Virginia ranks fifth among states having the most big tree specimens, with 57 national champion trees, according to the 2016 American Forests Champion Trees national register.

Virginia gained 12 new champion trees this year, including a pussy willow in Page County, a loblolly pine in Northampton, and a laurel oak in Chesapeake.

Among Virginia’s other champions are a water tupelo in Greensville (the largest of the state’s champion trees), a southern bayberry (the state’s smallest champ), a swamp dogwood in the City of Franklin, and a dwarf hackberry in Alexandria.

Several trees were also delisted this year, including a Chinese privet, a pumpkin ash, and a black cherry.

According to Eric Wiseman, associate professor of urban forestry and arboriculture in the College of Natural Resources and Environment and coordinator of the Virginia Big Tree Program, these trees were delisted because of a change in American Forests’ measurement requirements for trees with “atypical trunk development” such as split trunks or multiple stem trunks.

“A lot of gigantic trees have multiple stemmed trunks or those that fork near the ground line, making them difficult to measure,” he said. “The national cadre, who consult on measurement guidelines, tightened up their requirements and scrutinized these types of trees to make sure they were being judged fairly and equitably across the country.”

With the new measurement guidelines in mind, Wiseman said that he and other program volunteers plan to remeasure and resubmit some multistemmed trees to the register.

The Virginia Big Tree Program, managed by Virginia Tech’s Department of Forest Resources and Environmental Conservation, maintains a register of the largest specimens of over 300 native and non-native tree species in Virginia and works to educate the public about the value of trees and forests.

Volunteers nationwide, referred to as big tree hunters, search for and nominate trees for the Champion Trees national register, which is updated each year. The register then lists the largest trees in the country for more than 660 species.

In order to be eligible for inclusion on the register, trees must be at least 9-and-a-half inches in circumference and at least 13 feet in height. In addition, only certain species of native and naturalized trees are considered eligible.

A tree’s size is based on a formula that includes trunk diameter (measured 4-and-a-half feet above the ground), height, and the average spread of the crown, or upper branches. From these three measurements, a point value is assigned to each tree, and the trees with the most points are named champions.

According to Wiseman, most champion trees are also veteran trees, often having survived more than 100 years. As a result, there is often frequent turnover on the registry, as older trees die. Some champion trees, however, can grow much more quickly when presented with optimal growing conditions.
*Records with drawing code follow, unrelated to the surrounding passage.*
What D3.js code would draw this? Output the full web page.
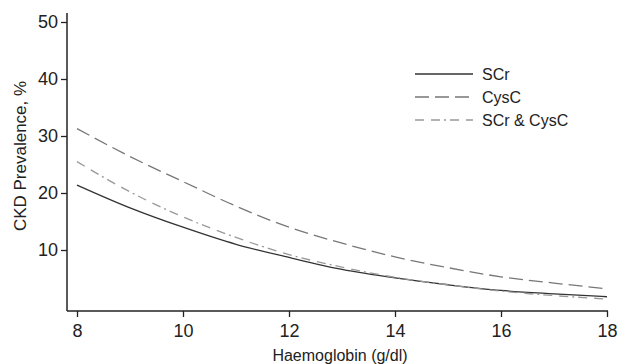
<!DOCTYPE html>
<html>
<head>
<meta charset="utf-8">
<script src="https://cdn.jsdelivr.net/npm/d3@7"></script>
<style>
  body { margin: 0; background: #fff; }
  text { font-family: "Liberation Sans", Arial, sans-serif; fill: #222; }
</style>
</head>
<body>
<div id="container"></div>
<script>
// values
const haemoglobin = [8, 9, 10, 11, 12, 13, 14, 15, 16, 17, 18];
const scr = [21.4, 17.4, 14.0, 11.0, 8.7, 6.6, 5.1, 3.9, 2.9, 2.3, 1.8];
const cysc = [31.3, 26.4, 22.0, 17.7, 14.0, 11.2, 8.8, 6.9, 5.3, 4.2, 3.2];
const scrCysc = [25.5, 20.2, 15.8, 12.2, 9.2, 7.0, 5.2, 3.9, 2.8, 2.0, 1.4];
const xTicks = [8, 10, 12, 14, 16, 18];
const yTicks = [10, 20, 30, 40, 50];

const series = [
  { name: 'SCr', values: scr, color: '#333', dash: null },
  { name: 'CysC', values: cysc, color: '#777', dash: '14,6' },
  { name: 'SCr & CysC', values: scrCysc, color: '#999', dash: '9,7,9,4,2,4' }
];

const width = 618, height = 364;
const svg = d3.select('#container').append('svg')
  .attr('width', width).attr('height', height);

const x = d3.scaleLinear().domain([8, 18]).range([77, 607]);
const y = d3.scaleLinear().domain([0, 50]).range([307, 22]);

const axisLeft = 67, axisBottom = 311;

// x axis
const gx = svg.append('g').attr('transform', `translate(0,${axisBottom})`)
  .call(d3.axisBottom(x).tickValues(xTicks).tickSize(6).tickPadding(7).tickFormat(d3.format('d')));
gx.select('.domain').remove();
gx.selectAll('line').attr('stroke', '#222').attr('stroke-width', 1.3);
gx.selectAll('text').style('font-size', '18px').attr('fill', '#222');

// y axis
const gy = svg.append('g').attr('transform', `translate(${axisLeft},0)`)
  .call(d3.axisLeft(y).tickValues(yTicks).tickSize(6).tickPadding(3));
gy.select('.domain').remove();
gy.selectAll('line').attr('stroke', '#222').attr('stroke-width', 1.3);
gy.selectAll('text').style('font-size', '18px').attr('fill', '#222');

// axis lines
svg.append('line')
  .attr('x1', axisLeft).attr('x2', axisLeft).attr('y1', 13).attr('y2', axisBottom)
  .attr('stroke', '#222').attr('stroke-width', 1.5);
svg.append('line')
  .attr('x1', axisLeft).attr('x2', 608).attr('y1', axisBottom).attr('y2', axisBottom)
  .attr('stroke', '#222').attr('stroke-width', 1.5);

// titles
svg.append('text')
  .attr('x', 340).attr('y', 361).attr('text-anchor', 'middle')
  .style('font-size', '16px').text('Haemoglobin (g/dl)');
svg.append('text')
  .attr('transform', 'translate(26,156) rotate(-90)').attr('text-anchor', 'middle')
  .style('font-size', '17px').text('CKD Prevalence, %');

// curves
const line = d3.line()
  .x((d, i) => x(haemoglobin[i]))
  .y(d => y(d))
  .curve(d3.curveMonotoneX);

series.forEach(s => {
  svg.append('path')
    .datum(s.values)
    .attr('d', line)
    .attr('fill', 'none')
    .attr('stroke', s.color)
    .attr('stroke-width', 1.3)
    .attr('stroke-dasharray', s.dash);
});

// legend
const legend = svg.append('g').attr('transform', 'translate(415,74)');
series.forEach((s, i) => {
  const g = legend.append('g').attr('transform', `translate(0,${i * 23})`);
  g.append('line')
    .attr('x1', 0).attr('x2', 58).attr('y1', 0).attr('y2', 0)
    .attr('stroke', s.color).attr('stroke-width', 1.3)
    .attr('stroke-dasharray', s.dash);
  g.append('text')
    .attr('x', 67).attr('y', 6)
    .style('font-size', '16px').text(s.name);
});
</script>
</body>
</html>
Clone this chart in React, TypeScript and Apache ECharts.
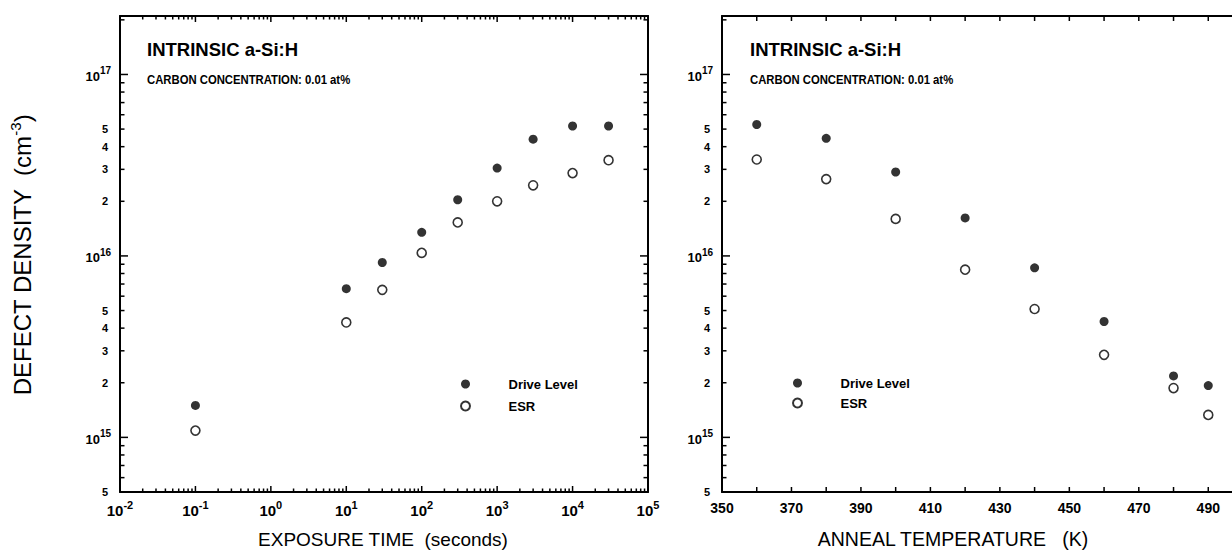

Wiseman went on to explain that the mild climate in Virginia provides optimal growing conditions for many species, helping to keep multiple Virginia champions on the register year after year.

“We have a very diverse physiography in Virginia,” he said. “We have major physiographic areas and many diverse ecosystems, so a lot of species can thrive here.”

“Big tree programs like this can really demonstrate to the public what trees can achieve,” Wiseman continued. “Nearly 80 percent of the state population lives in urban areas, so they don’t see trees that are reaching their biological potential. Many trees in urban areas do not live longer than 20 to 25 years due to the harsh growing conditions. When you contrast the biggest sugar maple on the register to the one you see in the local park, it’s easy to develop appreciation for the sheer size trees can achieve in a more natural growing environment.”

If you have a champion tree on your property, Wiseman recommends having a certified arborist examine it to identify any threats or deficiencies early on.

“A lot of things about tree care are a mystery to the average homeowner,"  he said. "Unless you know the science, you don’t know what to be aware of. These are living organisms, and once certain issues have manifested, we have a very limited capability to rehabilitate the trees.”